### ENTRIES SUPPLIED

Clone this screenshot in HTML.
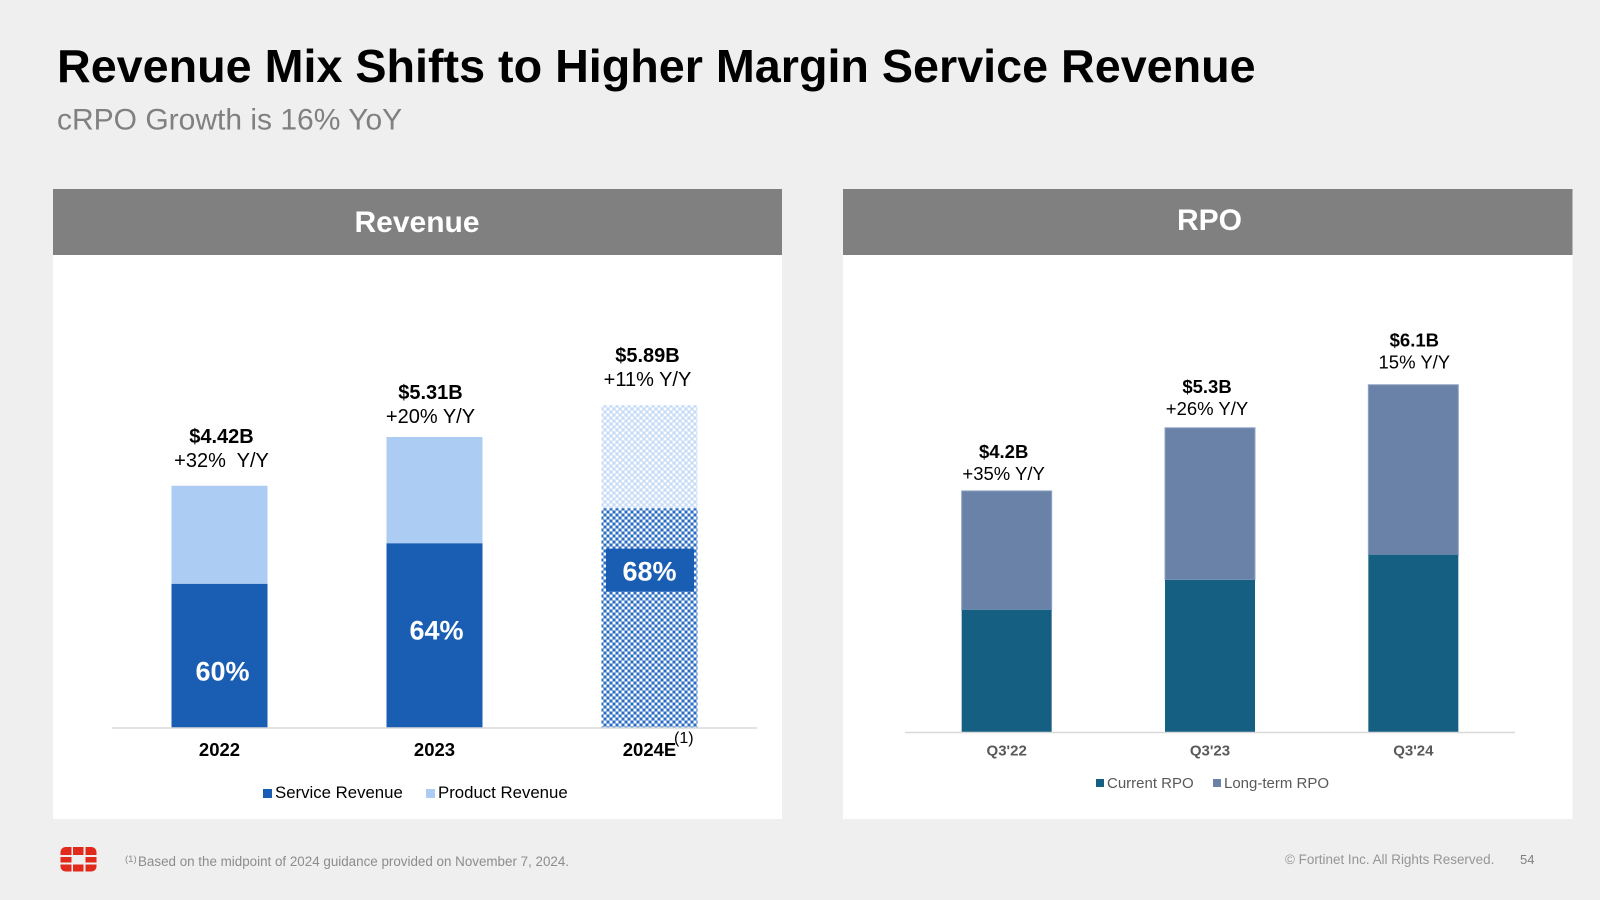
<!DOCTYPE html>
<html lang="en">
<head>
<meta charset="utf-8">
<title>Revenue Mix Shifts to Higher Margin Service Revenue</title>
<style>
html,body{margin:0;padding:0;background:#efefef;width:1600px;height:900px;overflow:hidden}
svg{display:block;font-family:"Liberation Sans",Arial,sans-serif}
text{white-space:pre}
</style>
</head>
<body>
<svg id="slide" width="1600" height="900" viewBox="0 0 1600 900" xmlns="http://www.w3.org/2000/svg">
  <defs>
    <pattern id="hatch-dark" patternUnits="userSpaceOnUse" x="601" y="508" width="6" height="6">
      <rect width="6" height="6" fill="#8db1e3"/>
      <rect x="0" y="0" width="2" height="2" fill="#ffffff"/>
      <rect x="3" y="3" width="2" height="2" fill="#ffffff"/>
      <rect x="3" y="0" width="2" height="2" fill="#2e6cbe"/>
      <rect x="0" y="3" width="2" height="2" fill="#2e6cbe"/>
    </pattern>
    <pattern id="hatch-light" patternUnits="userSpaceOnUse" x="601" y="405" width="6" height="6">
      <rect width="6" height="6" fill="#dce9fa"/>
      <rect x="0" y="0" width="2" height="2" fill="#ffffff"/>
      <rect x="3" y="3" width="2" height="2" fill="#ffffff"/>
      <rect x="3" y="0" width="2" height="2" fill="#c6dbf6"/>
      <rect x="0" y="3" width="2" height="2" fill="#c6dbf6"/>
    </pattern>
  </defs>

  <rect width="1600" height="900" fill="#efefef"/>
  <text x="57" y="82" font-size="46.7" font-weight="700" fill="#000">Revenue Mix Shifts to Higher Margin Service Revenue</text>
  <text x="57" y="129.5" font-size="30" fill="#808080">cRPO Growth is 16% YoY</text>

  <g>
    <rect x="53" y="189" width="729" height="630" fill="#fff"/>
    <rect x="53" y="189" width="729" height="66" fill="#808080"/>
    <text x="417" y="232" font-size="30" font-weight="700" fill="#fff" text-anchor="middle">Revenue</text>
    <g id="revenue-chart"></g>
    <line x1="112" y1="728" x2="757" y2="728" stroke="#d9d9d9" stroke-width="1.5"/>
    <text x="674" y="743" font-size="16" fill="#000">(1)</text>
    <g>
      <rect x="263" y="789" width="9" height="9" fill="#1a5eb4"/>
      <text x="275" y="798" font-size="16.8" fill="#000">Service Revenue</text>
      <rect x="426" y="789" width="9" height="9" fill="#acccf3"/>
      <text x="438" y="798" font-size="16.8" fill="#000">Product Revenue</text>
    </g>
  </g>

  <g>
    <rect x="843" y="189" width="729.5" height="630" fill="#fff"/>
    <rect x="843" y="189" width="729.5" height="66" fill="#808080"/>
    <text x="1209.5" y="230" font-size="30" font-weight="700" fill="#fff" text-anchor="middle">RPO</text>
    <g id="rpo-chart"></g>
    <line x1="905" y1="732.5" x2="1515" y2="732.5" stroke="#d9d9d9" stroke-width="1.5"/>
    <g>
      <rect x="1096" y="779" width="8" height="8" fill="#156082"/>
      <text x="1107" y="788" font-size="15" fill="#595959">Current RPO</text>
      <rect x="1213" y="779" width="8" height="8" fill="#6a82a8"/>
      <text x="1224" y="788" font-size="15" fill="#595959">Long-term RPO</text>
    </g>
  </g>

  <g fill="#e1291c">
    <path d="M60.5 855 v-3 a5 5 0 0 1 5 -5 h6 v8 z"/>
    <rect x="73" y="847" width="10.5" height="8"/>
    <path d="M85.5 847 h6 a5 5 0 0 1 5 5 v3 h-11 z"/>
    <rect x="60.5" y="857" width="11" height="5.5"/>
    <rect x="85.5" y="857" width="11" height="5.5"/>
    <path d="M60.5 864.5 h11 v7 h-6 a5 5 0 0 1 -5 -5 z"/>
    <rect x="73" y="864.5" width="10.5" height="7"/>
    <path d="M85.5 864.5 h11 v2 a5 5 0 0 1 -5 5 h-6 z"/>
  </g>
  <text x="125" y="862" font-size="9.5" fill="#8c8c8c">(1)</text>
  <text x="138" y="866" font-size="13.4" fill="#8c8c8c">Based on the midpoint of 2024 guidance provided on November 7, 2024.</text>
  <text x="1285" y="864" font-size="13.45" fill="#969696">© Fortinet Inc. All Rights Reserved.</text>
  <text x="1520" y="864" font-size="13" fill="#808080">54</text>
</svg>

<script>
// Revenue chart data ($B)
const revenueCategories = ['2022', '2023', '2024E'];
const serviceRevenue = [2.63, 3.37, 4.01];
const productRevenue = [1.79, 1.94, 1.88];
const revenueTotalLabels = ['$4.42B', '$5.31B', '$5.89B'];
const revenueGrowthLabels = ['+32%  Y/Y', '+20% Y/Y', '+11% Y/Y'];
const serviceShareLabels = ['60%', '64%', '68%'];

// RPO chart data ($B)
const rpoCategories = ["Q3'22", "Q3'23", "Q3'24"];
const currentRpo = [2.13, 2.65, 3.09];
const longTermRpo = [2.07, 2.65, 2.96];
const rpoTotalLabels = ['$4.2B', '$5.3B', '$6.1B'];
const rpoGrowthLabels = ['+35% Y/Y', '+26% Y/Y', '15% Y/Y'];

// Axis functions
const NS = 'http://www.w3.org/2000/svg';
const revenueY = v => 728 - v * 54.8;
const revenueX = i => 112 + 215 * (i + 0.5);
const rpoY = v => 732 - v * 57.4;
const rpoX = i => 905 + (610 / 3) * (i + 0.5);

// Hand-placed annotation offsets from the reference layout
const revenueTotalNudge = [[2, -43], [-4, -38], [-2, -43]];
const revenueShareNudge = [[3, 24.5], [2, 3.7], [0, -37.5]];
const rpoTotalNudge = [[-3, -33], [-3, -35], [1, -38]];

function makeRect(parent, x, y, w, h, fill) {
  const r = document.createElementNS(NS, 'rect');
  r.setAttribute('x', x);
  r.setAttribute('y', y);
  r.setAttribute('width', w);
  r.setAttribute('height', h);
  r.setAttribute('fill', fill);
  parent.appendChild(r);
  return r;
}
function makeText(parent, str, x, y, size, weight, fill) {
  const t = document.createElementNS(NS, 'text');
  t.setAttribute('x', x);
  t.setAttribute('y', y);
  t.setAttribute('font-size', size);
  t.setAttribute('font-weight', weight);
  t.setAttribute('fill', fill);
  t.setAttribute('text-anchor', 'middle');
  t.textContent = str;
  parent.appendChild(t);
  return t;
}

const revenueGroup = document.getElementById('revenue-chart');
const revenueBarWidth = 96;
revenueCategories.forEach((cat, i) => {
  const cx = revenueX(i);
  const left = cx - revenueBarWidth / 2;
  const yService = revenueY(serviceRevenue[i]);
  const yTotal = revenueY(serviceRevenue[i] + productRevenue[i]);
  const estimate = cat.endsWith('E');

  const product = makeRect(revenueGroup, left, yTotal, revenueBarWidth, yService - yTotal, estimate ? 'url(#hatch-light)' : '#acccf3');
  
  

  const service = makeRect(revenueGroup, left, yService, revenueBarWidth, revenueY(0) - yService, estimate ? 'url(#hatch-dark)' : '#1a5eb4');
  
  

  const shareY = (yService + revenueY(0)) / 2 + revenueShareNudge[i][1];
  if (estimate) {
    const box = makeRect(revenueGroup, cx - 43.5, shareY - 32, 88, 43, '#1a5eb4');
    
    
  }
  const share = makeText(revenueGroup, serviceShareLabels[i], cx + revenueShareNudge[i][0], shareY, 27, 700, '#fff');
  
  

  const total = makeText(revenueGroup, revenueTotalLabels[i], cx + revenueTotalNudge[i][0], yTotal + revenueTotalNudge[i][1], 20, 700, '#000');
  
  

  const growth = makeText(revenueGroup, revenueGrowthLabels[i], cx + revenueTotalNudge[i][0], yTotal + revenueTotalNudge[i][1] + 24, 20, 400, '#000');
  
  

  const tick = makeText(revenueGroup, cat, cx, 756, 18.5, 700, '#000');
  
  
});

const rpoGroup = document.getElementById('rpo-chart');
const rpoBarWidth = 90;
rpoCategories.forEach((cat, i) => {
  const cx = rpoX(i);
  const left = cx - rpoBarWidth / 2;
  const yCurrent = rpoY(currentRpo[i]);
  const yTotal = rpoY(currentRpo[i] + longTermRpo[i]);

  const longBar = makeRect(rpoGroup, left, yTotal, rpoBarWidth, yCurrent - yTotal, '#6a82a8');
  longBar.setAttribute('stroke', '#90a4c3');
  longBar.setAttribute('stroke-width', '1');
  
  

  const currentBar = makeRect(rpoGroup, left, yCurrent, rpoBarWidth, rpoY(0) - yCurrent, '#156082');
  
  

  const total = makeText(rpoGroup, rpoTotalLabels[i], cx + rpoTotalNudge[i][0], yTotal + rpoTotalNudge[i][1], 18.5, 700, '#000');
  
  

  const growth = makeText(rpoGroup, rpoGrowthLabels[i], cx + rpoTotalNudge[i][0], yTotal + rpoTotalNudge[i][1] + 22, 18.5, 400, '#000');
  
  

  const tick = makeText(rpoGroup, cat, cx, 755.5, 15, 700, '#595959');
  
  
});
</script>
</body>
</html>
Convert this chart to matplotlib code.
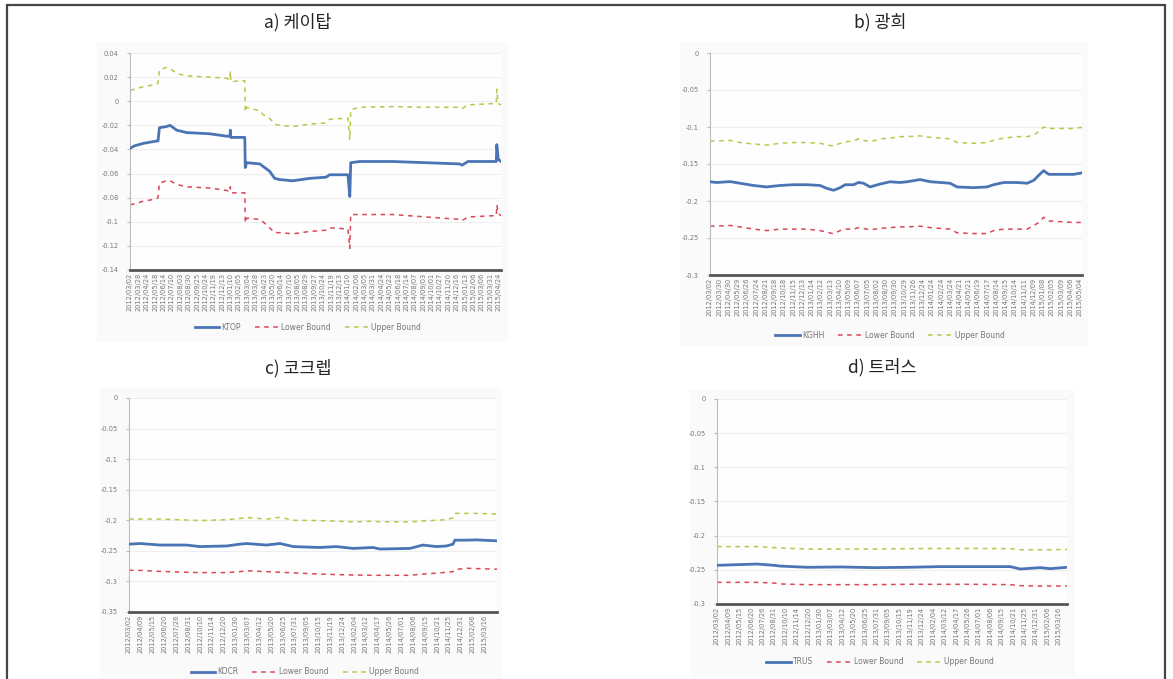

######

= WHAT TO WORK ON =
Give the count of lines in the data above that hold the string "this", with no additional words.

= FINAL RESULT =
2